Haslingden Association FC was an English association football club based in Haslingden, Lancashire.

==History==

The club was founded in 1876, by youngsters who did not stick to any particular code, but played both association and rugby; in 1878, with the association game grew, they abandoned rugby, and added the Association epithet to distinguish it from neighbours Haslingden Grane. The club was an original member of the Lancashire Football Association, taking part in the first Lancashire Senior Cup in 1879–80. The club beat Padiham in the first round - indeed, the first tie in the competition to be played, in front of 1,400 spectators at Padiham - but was beaten 12–1 by Darwen in the second. The scoreline would have been worse but Darwen agreed for three disputed goals not to be counted.

The club did not enter the competition again until 1882, losing in the first round to Greenwood's Millers, but, despite the club's low-key presence, it entered the FA Cup in the same season. Thanks to the Football Association forgetting to include the club in the first round draw, Association was given a bye to the second round. The club was drawn to play Darwen Ramblers away, and, after the referee refused a Haslingden claim of offside for a late winning goal for the Ramblers, the club walked off the pitch.

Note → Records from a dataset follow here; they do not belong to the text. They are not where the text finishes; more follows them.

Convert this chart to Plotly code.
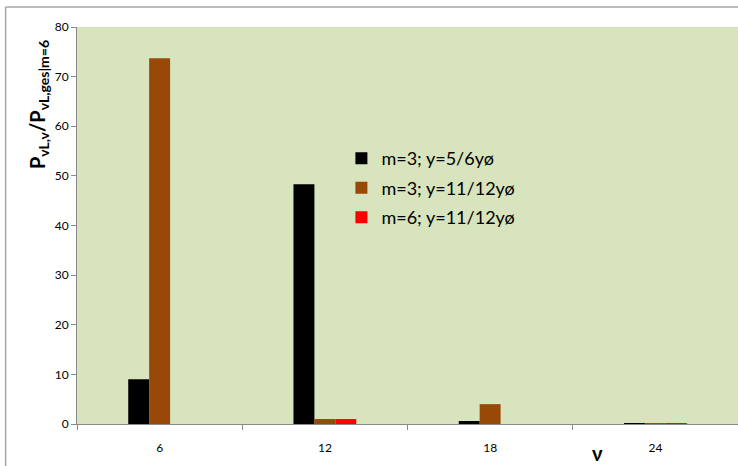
import plotly.graph_objects as go

categories = ["6", "12", "18", "24"]
series_names = ["m=3; y=5/6yø", "m=3; y=11/12yø", "m=6; y=11/12yø"]
black_vals = [9.0, 48.3, 0.6, 0.08]
brown_vals = [73.7, 1.0, 4.0, 0.06]
red_vals = [0.0, 1.0, 0.0, 0.08]
colors = ["#000000", "#984807", "#FF0000"]
y_ticks = [0, 10, 20, 30, 40, 50, 60, 70, 80]

FONT = "Lato, Carlito, Calibri, sans-serif"

fig = go.Figure()
for name, vals, col in zip(series_names, [black_vals, brown_vals, red_vals], colors):
    fig.add_trace(go.Bar(x=categories, y=vals, name=name, marker_color=col,
                         marker_line_width=0, legendgroup=name))

fig.update_layout(
    width=738, height=466,
    margin=dict(l=77, r=0, t=27, b=42),
    paper_bgcolor="white",
    plot_bgcolor="#D7E4BD",
    barmode="group",
    bargap=0.62,
    bargroupgap=0,
    font=dict(family=FONT, size=12, color="#000000"),
    showlegend=True,
    legend=dict(x=0.4, y=0.715, xanchor="left", yanchor="top",
                bgcolor="rgba(0,0,0,0)", font=dict(size=18, family=FONT),
                tracegroupgap=3, itemwidth=30),
    xaxis=dict(type="category", tickson="boundaries", ticks="outside", ticklen=5,
               tickcolor="#898989", showline=True, linecolor="#898989", linewidth=1,
               showgrid=False, tickfont=dict(size=12), ticklabelstandoff=13),
    yaxis=dict(range=[0, 80], tickvals=y_ticks, ticks="outside", ticklen=5,
               tickcolor="#898989", showline=True, linecolor="#898989", linewidth=1,
               showgrid=False, zeroline=False, tickfont=dict(size=12)),
    annotations=[
        dict(text="<b>P<sub>vL,v</sub>/P<sub>vL,ges|m=6</sub></b>", xref="paper", yref="paper",
             x=-0.058, y=0.805, textangle=-90, showarrow=False, xanchor="center", yanchor="middle",
             font=dict(size=20, family=FONT)),
        dict(text="<b>ν</b>", xref="paper", yref="paper", x=0.787, y=-0.072,
             showarrow=False, xanchor="center", yanchor="middle",
             font=dict(size=20, family=FONT)),
    ],
    shapes=[
        dict(type="line", xref="paper", yref="paper", x0=-0.108, x1=1.05, y0=1.0504, y1=1.0504,
             line=dict(color="#A6A6A6", width=1.5)),
        dict(type="line", xref="paper", yref="paper", x0=-0.108, x1=-0.108, y0=1.0504, y1=-0.2,
             line=dict(color="#A6A6A6", width=1.5)),
    ],
)

fig.write_html("out.html")
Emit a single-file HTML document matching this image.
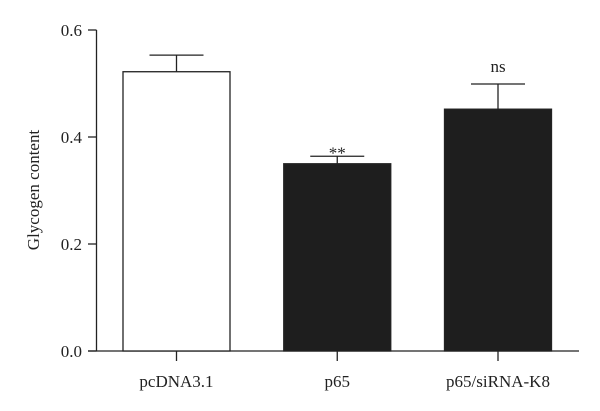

The club's FA membership lapsed from the 1883–84 season; the club remained a member of the Lancashire Association, but entered the junior rather than the senior cup. The club was a founder member of the North-East Lancashire League in 1889; it was however £20 in debt, and spending £50 on wages against gate income of under £120.

The club appears to have dissolved after finishing near the bottom of the League in 1892–93, the season including a 13–0 defeat by Burnley's reserve side Burnley Swifts, and having been excluded from the competition after the league cut down from 12 clubs to 10. A Haslingden club lost in the first round of the Lancashire Junior Cup in 1897 but this was a re-named Haslingden Red Star.

==Colours==

The earliest cited colours for the club, from the 1878–79 season, are maroon and white shirts, white knickerbockers and socks. The following season the club changed to navy blue shirts, knickers, and socks.

==Ground==

The club originally played at Rye Hill, but from 1880–81 moved to the Show Ground, Flaxmoss.

==Notable player==

- Jonty Entwistle, who later played for Accrington and Darwen in the Football League.